In the wake of aggravated harassment charges filed against a 19-year-old Staten Island resident, New York Knicks owner James Dolan has suddenly found himself at the epicenter of his team’s increasingly toxic tumult.
But while the episode has shed an unfortunate spotlight on the notoriously reclusive Dolan and one certifiably unstable fan, it pales in comparison to the media maelstrom that lies in increasingly likely wait: Carmelo Anthony leaving New York.
Lunatic rants of a loose-cannon kid are one thing. Having your franchise’s best player in a generation—and your business’ biggest draw—flee the scene and leave $30 million on the table?
If that doesn’t send Dolan a message, nothing will.
The whole scenario would've seemed impossible just a few short months ago, when Dolan was telling those closest to him that he expected his charges to challenge for an NBA championship.

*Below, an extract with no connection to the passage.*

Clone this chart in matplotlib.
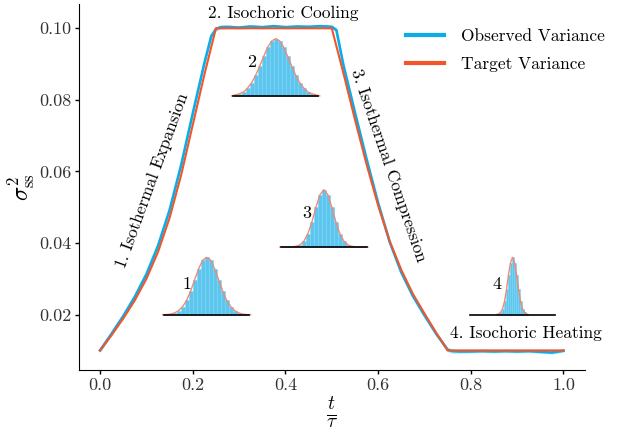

ESPN New York’s Ian Begley was one of several reporters to first report the story, which unfolded the day before the Knicks’ first game of the season:
In a recent meeting with the coaching staff and some team executives, Dolan said he believes the Knicks have enough talent to win a title and that he expects them to do so this season, league sources with knowledge of the owner's message during the meeting confirmed.
"He told them he believes they have enough talent to win it all," one source said, "and he expects it to happen this year."
Needless to say, it hasn’t quite worked out as Dolan planned: After a pair of backbreaking losses, New York is now 5.5 games behind the Charlotte Bobcats—not a typo—for the Eastern Conference’s No. 8 seed.
That alone would be cause enough for alarm, if the underlying narrative thread weren’t so potentially disastrous: that the chances of Melo re-signing with New York are becoming slimmer and slimmer with each mounting loss.
Anthony himself hinted as much during a postgame interview following the team’s 107-98 loss to the Atlanta Hawks Saturday night. From ESPN.com, via the Associated Press:
"It's same things, different days," Anthony said. "It's starting to get tough to handle. It's definitely tested me. The frustration has definitely sunk in."
Desperation, dejection and doubt: the telltale signs of a superstar sinking to wit’s end.
If Dolan’s private security team can scrounge and scour the web looking for damning or damaging invectives, you better believe they’ve got their pulse on Anthony’s growing impatience.
Three years after Dolan decided to go all-in on a Big Three gambit—adding Anthony and eventually Tyson Chandler to a frontcourt already featuring Amar’e Stoudemire—Melo has become the singular steed to which the Knicks have hitched their wagons.
Following a tumultuous 2011-12, New York spearheaded a bevy of savvy veteran signings en route to a surprising 54-win campaign a season ago. The template, it seemed, had finally been found: Use New York’s limited financial wiggle room to surround Melo with a slew of spot-up shooters and capable—if not exactly world-beating—defenders.
To say he Knicks have come crashing down to earth would be selling the circus short: Not only has New York’s offense fallen off a cliff—from an overall efficiency of 108.6 a season ago to 103.8 thus far this year, per ESPN.com—their defense has cratered to a woeful 106.2, the fourth-worst mark in the league.
Through it all, the play of Anthony has served as a singularly merciful distraction—an incendiary sideshow to an overhyped, overpaid main attraction.
Indeed, while the Knicks as a whole have turned “regressing to the mean” into their own macabre art, Anthony’s production has remained at near-MVP levels:
Sadly, not even Melo’s own basketball brilliance has been enough to blind him from the writing on the wall: If his goal is to win an NBA championship, he’d be far better balling elsewhere.
Anthony himself suggested as much following a recent practice, as reported by the New York Daily News’ Peter Botte.
"(Winning a championship is) the only thing I care about. Anything else is irrelevant to me as far as when it comes to basketball,” Anthony said after practice in Greenburgh. “A championship is the only thing that’s on my mind."
For Dolan, that could mean one of two things: Anthony might be willing to take a pay cut in order to better bolster the team’s depth—something Anthony intimated over All-Star weekend (via ESPN New York’s Ian Begley.
That, or Melo’s perspective has become so jaded the only recourse he feels he has is to flee the fiefdom of failure that is Knicks management, and try for a trophy elsewhere.
Should New York’s nightmare come to pass, the Knicks will likely be forced to spend next season even deeper in the doldrums: a slew of cap-clogging contracts and a roster with neither the depth nor the pedigree to be taken seriously.
Whether Dolan would feel the pinch in the pocketbook is hard to say.
Still, it’s become increasingly clear—as evidenced, however in the extreme, by one man's malicious remarks—Knicks fans are fast approaching a psychological tipping point.
Losing Anthony, a player on whom the team has staked both its plans and its brand, would only accelerate the process.
If that happens, Dolan continuing unabated down his blundering path would serve as the clearest sign yet the Knicks are, at their heart, less a basketball team than a basketball tyranny.